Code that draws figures
====================

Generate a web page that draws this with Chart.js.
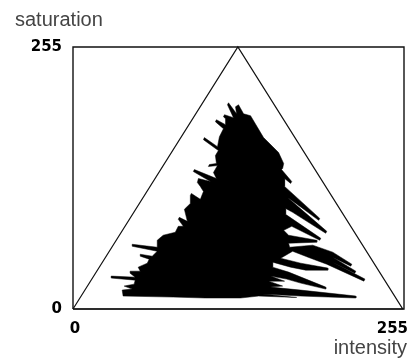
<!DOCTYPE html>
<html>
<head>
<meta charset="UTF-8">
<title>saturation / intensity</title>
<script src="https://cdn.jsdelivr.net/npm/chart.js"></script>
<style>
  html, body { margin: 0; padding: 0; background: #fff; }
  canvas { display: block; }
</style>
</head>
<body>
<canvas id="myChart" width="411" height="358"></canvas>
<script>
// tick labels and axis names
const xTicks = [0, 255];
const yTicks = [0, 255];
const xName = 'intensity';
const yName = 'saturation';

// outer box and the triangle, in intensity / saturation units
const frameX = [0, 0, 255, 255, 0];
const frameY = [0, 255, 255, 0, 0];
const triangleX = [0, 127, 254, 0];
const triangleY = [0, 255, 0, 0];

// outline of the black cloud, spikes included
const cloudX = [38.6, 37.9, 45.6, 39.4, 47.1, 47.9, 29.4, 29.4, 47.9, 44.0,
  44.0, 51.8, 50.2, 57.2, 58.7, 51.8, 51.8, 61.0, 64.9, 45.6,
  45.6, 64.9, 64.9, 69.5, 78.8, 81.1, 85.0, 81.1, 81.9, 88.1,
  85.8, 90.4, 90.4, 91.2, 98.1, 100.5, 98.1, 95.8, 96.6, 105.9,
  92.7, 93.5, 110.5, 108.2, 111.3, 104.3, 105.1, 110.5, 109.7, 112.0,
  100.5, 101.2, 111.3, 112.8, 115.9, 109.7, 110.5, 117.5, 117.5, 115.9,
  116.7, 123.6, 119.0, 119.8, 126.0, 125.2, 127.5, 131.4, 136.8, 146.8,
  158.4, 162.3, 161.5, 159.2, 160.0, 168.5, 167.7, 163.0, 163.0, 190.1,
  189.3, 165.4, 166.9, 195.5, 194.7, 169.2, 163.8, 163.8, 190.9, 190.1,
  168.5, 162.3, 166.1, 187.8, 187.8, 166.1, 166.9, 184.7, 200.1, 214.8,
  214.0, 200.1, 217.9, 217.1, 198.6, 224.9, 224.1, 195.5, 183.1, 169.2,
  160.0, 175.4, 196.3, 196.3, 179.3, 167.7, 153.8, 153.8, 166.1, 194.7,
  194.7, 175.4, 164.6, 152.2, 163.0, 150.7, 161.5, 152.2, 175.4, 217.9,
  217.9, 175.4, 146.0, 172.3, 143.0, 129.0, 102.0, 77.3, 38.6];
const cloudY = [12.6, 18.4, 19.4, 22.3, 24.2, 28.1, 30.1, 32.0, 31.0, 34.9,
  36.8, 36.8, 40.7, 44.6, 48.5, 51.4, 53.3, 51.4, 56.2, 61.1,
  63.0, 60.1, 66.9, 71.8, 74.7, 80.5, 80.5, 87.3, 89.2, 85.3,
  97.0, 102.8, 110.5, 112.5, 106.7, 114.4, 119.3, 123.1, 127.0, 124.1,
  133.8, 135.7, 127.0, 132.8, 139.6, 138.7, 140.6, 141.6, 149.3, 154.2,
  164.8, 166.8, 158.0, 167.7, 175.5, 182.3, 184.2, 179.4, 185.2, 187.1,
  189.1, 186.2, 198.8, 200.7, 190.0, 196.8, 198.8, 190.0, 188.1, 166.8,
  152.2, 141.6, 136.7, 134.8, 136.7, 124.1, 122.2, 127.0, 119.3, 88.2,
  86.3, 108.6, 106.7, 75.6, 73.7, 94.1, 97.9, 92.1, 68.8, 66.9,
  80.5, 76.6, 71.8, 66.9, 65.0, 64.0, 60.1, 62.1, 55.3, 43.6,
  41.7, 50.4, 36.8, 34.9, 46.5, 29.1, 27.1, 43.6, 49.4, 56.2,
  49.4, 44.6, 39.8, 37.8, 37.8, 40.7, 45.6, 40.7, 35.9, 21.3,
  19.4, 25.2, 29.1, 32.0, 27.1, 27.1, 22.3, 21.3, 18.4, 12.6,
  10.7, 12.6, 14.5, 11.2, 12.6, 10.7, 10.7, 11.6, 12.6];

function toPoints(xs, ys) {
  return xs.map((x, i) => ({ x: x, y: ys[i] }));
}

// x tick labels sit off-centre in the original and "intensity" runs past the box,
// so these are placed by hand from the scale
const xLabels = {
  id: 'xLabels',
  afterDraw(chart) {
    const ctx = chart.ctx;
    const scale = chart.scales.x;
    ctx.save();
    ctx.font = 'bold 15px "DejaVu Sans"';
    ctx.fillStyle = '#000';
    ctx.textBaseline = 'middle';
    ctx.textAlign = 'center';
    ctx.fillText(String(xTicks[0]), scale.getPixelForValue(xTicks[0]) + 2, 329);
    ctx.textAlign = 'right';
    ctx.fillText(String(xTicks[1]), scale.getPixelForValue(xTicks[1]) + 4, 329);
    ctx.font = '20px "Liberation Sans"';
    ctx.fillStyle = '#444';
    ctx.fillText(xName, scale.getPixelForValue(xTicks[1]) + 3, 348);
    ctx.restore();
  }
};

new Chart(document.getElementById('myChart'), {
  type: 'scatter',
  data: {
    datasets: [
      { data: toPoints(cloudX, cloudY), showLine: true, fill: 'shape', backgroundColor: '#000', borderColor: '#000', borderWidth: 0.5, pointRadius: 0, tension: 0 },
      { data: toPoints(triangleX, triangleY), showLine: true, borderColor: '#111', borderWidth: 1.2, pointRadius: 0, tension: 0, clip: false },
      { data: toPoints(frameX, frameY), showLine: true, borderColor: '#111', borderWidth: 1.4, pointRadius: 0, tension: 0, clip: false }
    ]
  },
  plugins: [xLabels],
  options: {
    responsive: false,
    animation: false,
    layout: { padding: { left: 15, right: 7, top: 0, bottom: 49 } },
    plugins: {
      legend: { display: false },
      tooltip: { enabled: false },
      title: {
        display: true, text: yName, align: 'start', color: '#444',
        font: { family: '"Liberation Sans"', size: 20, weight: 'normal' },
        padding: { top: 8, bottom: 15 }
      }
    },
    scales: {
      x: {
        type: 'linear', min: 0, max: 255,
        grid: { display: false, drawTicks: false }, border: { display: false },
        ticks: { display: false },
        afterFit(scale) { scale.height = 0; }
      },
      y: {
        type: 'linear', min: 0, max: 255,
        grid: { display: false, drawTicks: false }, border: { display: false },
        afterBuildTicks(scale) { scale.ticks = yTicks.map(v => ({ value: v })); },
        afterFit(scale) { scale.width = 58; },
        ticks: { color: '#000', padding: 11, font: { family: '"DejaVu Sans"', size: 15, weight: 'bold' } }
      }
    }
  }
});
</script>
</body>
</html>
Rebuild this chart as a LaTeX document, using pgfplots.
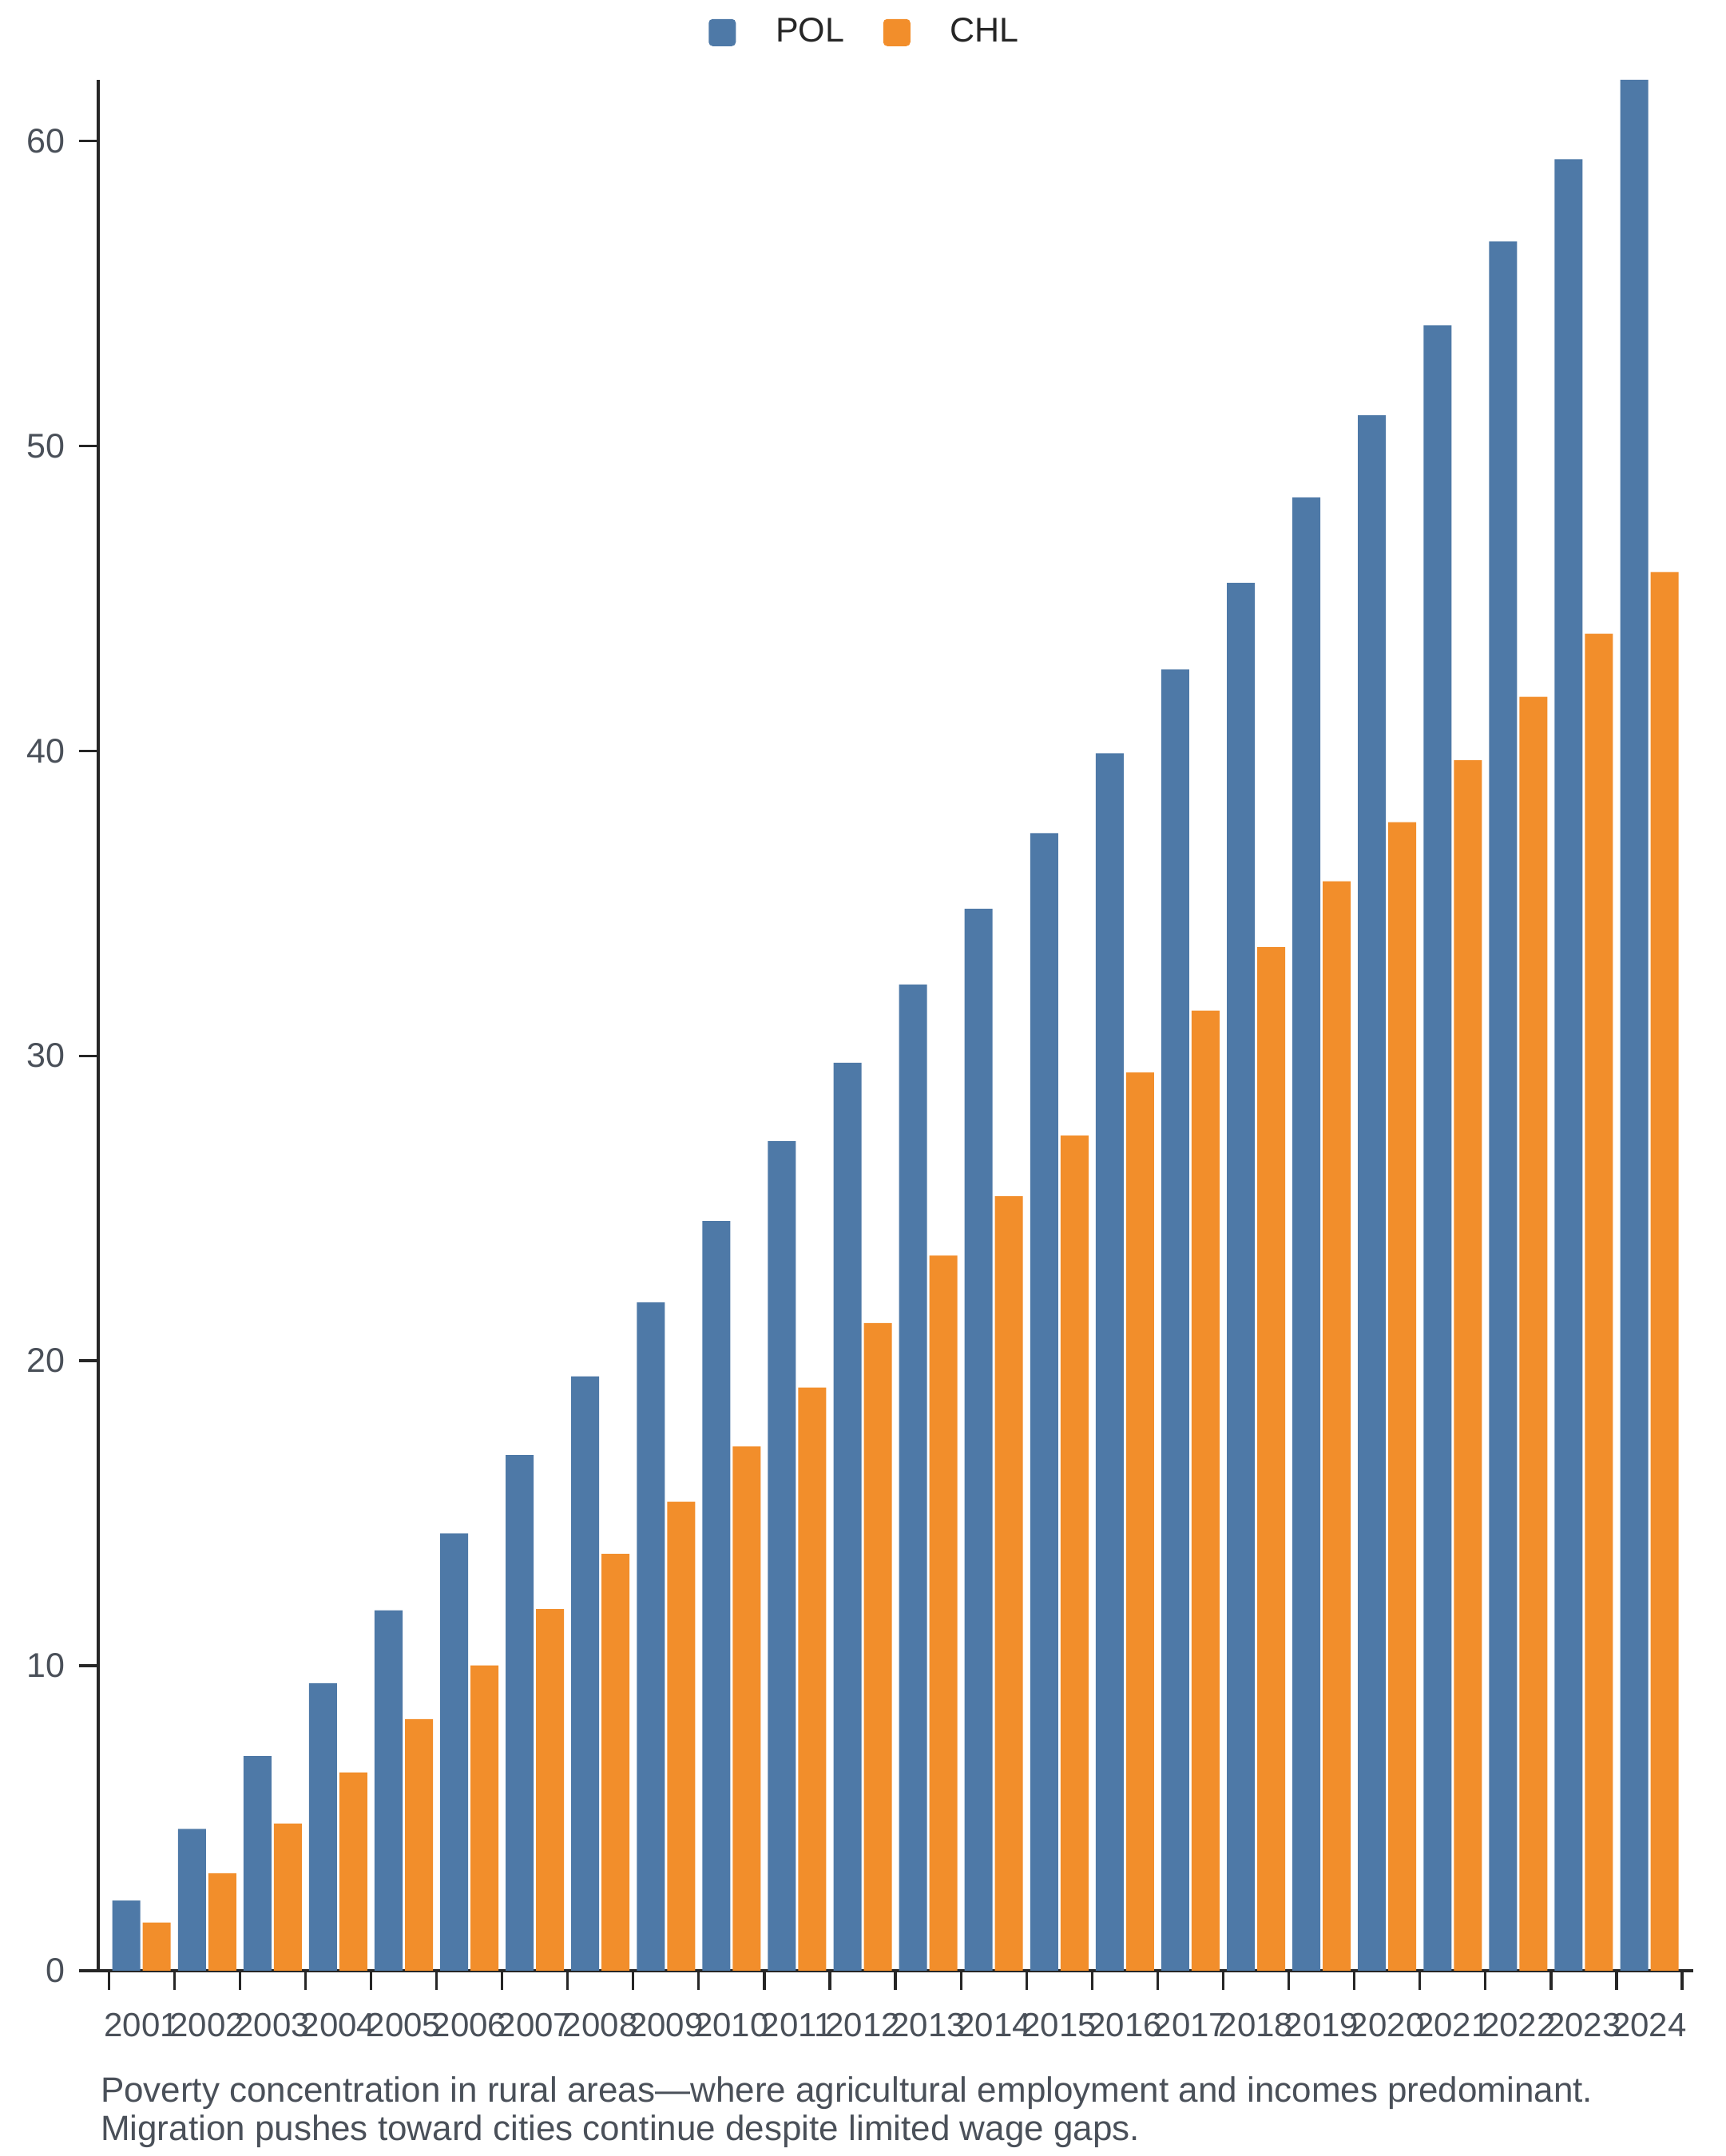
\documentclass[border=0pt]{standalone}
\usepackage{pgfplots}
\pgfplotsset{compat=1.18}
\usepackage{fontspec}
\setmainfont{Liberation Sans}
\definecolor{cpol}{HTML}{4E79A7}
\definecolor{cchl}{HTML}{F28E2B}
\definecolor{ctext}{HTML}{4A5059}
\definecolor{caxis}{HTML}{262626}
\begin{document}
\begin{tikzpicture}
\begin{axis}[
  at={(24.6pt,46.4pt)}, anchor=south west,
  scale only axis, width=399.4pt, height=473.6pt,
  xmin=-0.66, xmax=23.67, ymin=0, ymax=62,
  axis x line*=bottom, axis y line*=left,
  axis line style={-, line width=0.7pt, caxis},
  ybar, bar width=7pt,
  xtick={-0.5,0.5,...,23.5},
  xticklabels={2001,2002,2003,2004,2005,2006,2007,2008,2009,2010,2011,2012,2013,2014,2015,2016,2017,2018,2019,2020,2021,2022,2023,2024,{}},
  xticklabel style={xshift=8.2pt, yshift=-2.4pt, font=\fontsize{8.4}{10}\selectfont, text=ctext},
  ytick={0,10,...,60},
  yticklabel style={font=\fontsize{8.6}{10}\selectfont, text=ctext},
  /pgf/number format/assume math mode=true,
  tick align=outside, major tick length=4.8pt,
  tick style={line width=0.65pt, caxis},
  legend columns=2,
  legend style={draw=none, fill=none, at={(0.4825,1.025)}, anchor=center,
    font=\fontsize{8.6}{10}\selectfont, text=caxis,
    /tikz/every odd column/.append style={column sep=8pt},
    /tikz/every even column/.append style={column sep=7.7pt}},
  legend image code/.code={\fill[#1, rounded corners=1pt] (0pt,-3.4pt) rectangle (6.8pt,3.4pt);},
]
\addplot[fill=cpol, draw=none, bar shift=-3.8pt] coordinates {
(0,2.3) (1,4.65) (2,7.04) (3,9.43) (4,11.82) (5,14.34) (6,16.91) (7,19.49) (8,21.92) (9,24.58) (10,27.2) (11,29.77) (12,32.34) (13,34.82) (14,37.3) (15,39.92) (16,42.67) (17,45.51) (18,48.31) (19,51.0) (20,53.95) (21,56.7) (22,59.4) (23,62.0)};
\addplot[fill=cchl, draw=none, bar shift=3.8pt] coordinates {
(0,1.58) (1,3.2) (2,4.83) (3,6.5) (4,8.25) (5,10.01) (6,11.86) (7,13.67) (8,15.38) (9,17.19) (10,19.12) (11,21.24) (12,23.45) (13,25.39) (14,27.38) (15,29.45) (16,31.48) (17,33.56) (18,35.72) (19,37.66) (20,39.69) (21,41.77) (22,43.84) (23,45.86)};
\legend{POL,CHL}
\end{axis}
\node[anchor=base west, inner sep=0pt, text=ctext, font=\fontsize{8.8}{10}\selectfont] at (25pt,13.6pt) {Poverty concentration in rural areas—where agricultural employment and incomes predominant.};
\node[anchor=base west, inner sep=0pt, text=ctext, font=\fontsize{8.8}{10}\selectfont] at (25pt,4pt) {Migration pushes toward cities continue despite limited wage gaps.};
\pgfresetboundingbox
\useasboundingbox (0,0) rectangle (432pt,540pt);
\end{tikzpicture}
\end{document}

====================

With the pictures left out, restate word for word every line of the data above, from the first down to the line that contains "const triangleY = [0, 255, 0, 0];".

Generate a web page that draws this with Chart.js.
<!DOCTYPE html>
<html>
<head>
<meta charset="UTF-8">
<title>saturation / intensity</title>
<script src="https://cdn.jsdelivr.net/npm/chart.js"></script>
<style>
  html, body { margin: 0; padding: 0; background: #fff; }
  canvas { display: block; }
</style>
</head>
<body>
<canvas id="myChart" width="411" height="358"></canvas>
<script>
// tick labels and axis names
const xTicks = [0, 255];
const yTicks = [0, 255];
const xName = 'intensity';
const yName = 'saturation';

// outer box and the triangle, in intensity / saturation units
const frameX = [0, 0, 255, 255, 0];
const frameY = [0, 255, 255, 0, 0];
const triangleX = [0, 127, 254, 0];
const triangleY = [0, 255, 0, 0];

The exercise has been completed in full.